Fiscal leeway leads to handouts

Fiscal leeway leads to handouts

Finance Minister Euclid Tsakalotos on Thursday said he is planning to meet with Prime Minister Alexis Tsipras on Saturday to decide on the handouts the government will be announcing next week, in an effort to capitalize on the primary surplus overrun projected for this year, according to figures forwarded to the European Commission.

The midterm fiscal plan Athens has submitted to Brussels provides for a fiscal leeway of 0.6 percent of gross domestic product this year and between 0.4 and 1.1 percent in the next three years, allowing the government to announce handouts of 1 billion euros for this year, rising to almost 2 billion per year by 2022.

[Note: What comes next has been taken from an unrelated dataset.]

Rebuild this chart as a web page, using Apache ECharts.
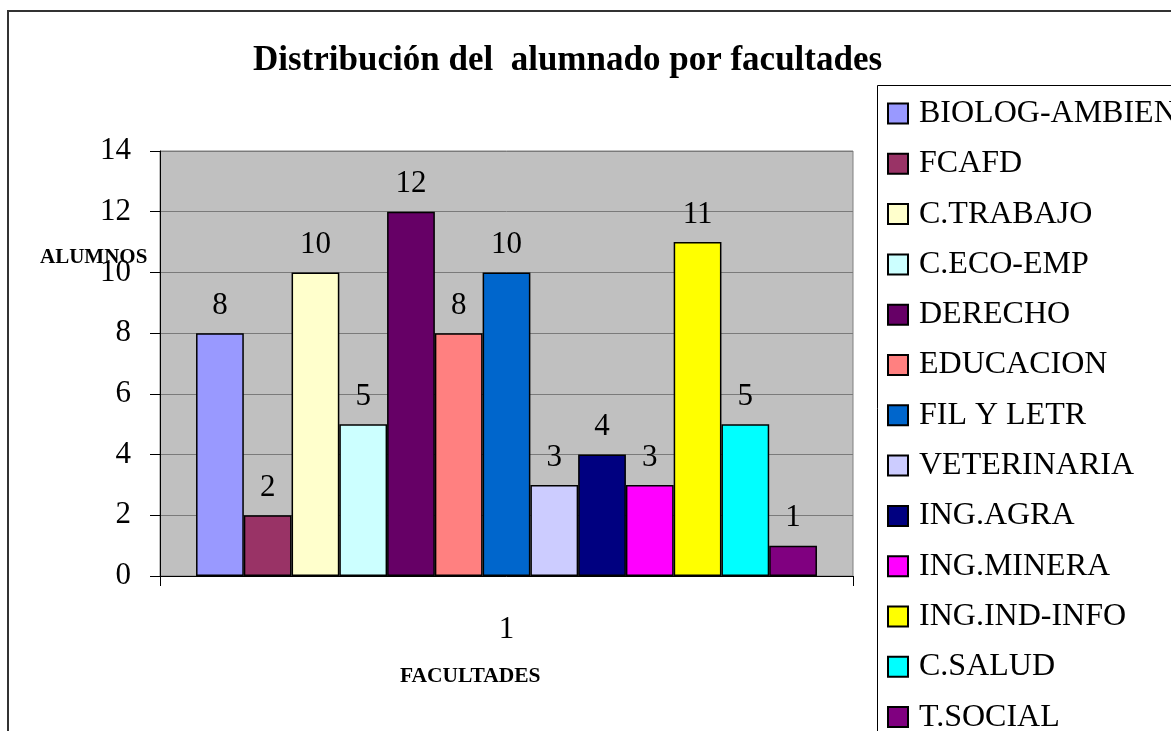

In total, over those four years, the excess revenues for the state are projected to reach 5.5 billion euros.

The plan, named “Stability Program,” provides for a primary surplus of 4.1 percent of GDP – against a requirement by the creditors for 3.5 percent – slipping to 3.9 percent in 2020, before it climbs back to 4.1 percent in 2021 and 4.6 percent in 2022.

These planned overruns are allowing the government to prepare a handout spree that, Tsakalotos said during a visit to the northwestern city of Ioannina, will be one of the subjects discussed with Tsipras on Saturday.

The minister said the government has “almost decided” on the fiscal leeway available, leaving the specific measures for easing the burden on taxpayers to be specified, once needs have been prioritized.

Tsakalotos hinted at the government’s planned generosity in his response to a question about the recovery of the market. “And you haven’t even seen what we are about to announce,” he said.

It remains unclear to what extent the planned handouts have the approval of creditors, whose mission chiefs are arriving in Athens on Monday for three days, as part of the third post-bailout assessment.

In the fiscal plan tabled, the government does not reveal its intentions on the use of the fiscal space created by the surplus overrun, nor does it refer to the issue of the reduced tax-free threshold that is supposed to apply as of January 2020.

Tsakalotos said this will be presented “when the time is right.”